Public invited to have say on proximity of Kildare wind turbines to explosives factory

Maighne update

Niamh O'Donoghue niamh.odonoghue@leinsterleader.ie

Reporter:

Niamh O'Donoghue niamh.odonoghue@leinsterleader.ie

Public invited to have say on proximity of Kildare wind turbines to explosives factory

File photo of some of the Kildare protestors against wind farms at a national rally back in 2014

The public have until April 11 to make submissions on the proximity of proposed wind turbines to the explosives factory at Clonagh, Enfield.

In a surprise move, An Bord Pleanala has issued a new notice seeking submissions under the Major Accidents Directive and the Chemicals Act.

Kildare Environmental Awareness Group (KEAG) spokesperson, Sheila O'Brien said the group would be analysing the latest request before making further comment.

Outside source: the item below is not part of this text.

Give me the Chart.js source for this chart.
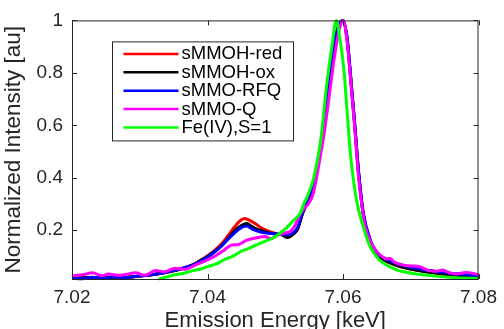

“It seems to be based on a European Directive and we have to look at all the information involved and KEAG will be making a submission,” she said.

She said members of the public could contact the group if they wanted to lodge their concerns.

An Bord Pleanala is currently assessing Element Power's plans to build 47 turbines in clusters across North West Kildare.

Almost 1,000 submissions were lodged and the company had an opportunity to respond. Then it was asked to offer further information on its proposed connection to the grid by the board.

It submitted that information. The board then decided not to hold an oral hearing and a decision was due by April 29.

That date could now be pushed out as the board will have to examine the submissions received on this aspect of the development, and then allow Element Power time to respond.

Cllr Padraig McEvoy (Ind), who is a member of Donadea Against Turbines, said he viewed the latest An Board Pleanala request as a means to validate the application in terms of its legal obligations.

Meanwhile, Element Power has refused to comment while the planning process is ongoing.

There had been a view that the decision not to hold an oral hearing indicated the board was happy with the information it had received from the various parties and was confident in making a decision.

Given the board's strenuous objection to a the Emlagh project embarked upon by Element Power in Meath, it was thought it could not give permission for the similar Maighne wind farm.

Since Emlagh was turned down, Element Power has resubmitted an application for a smaller 25 turbine project.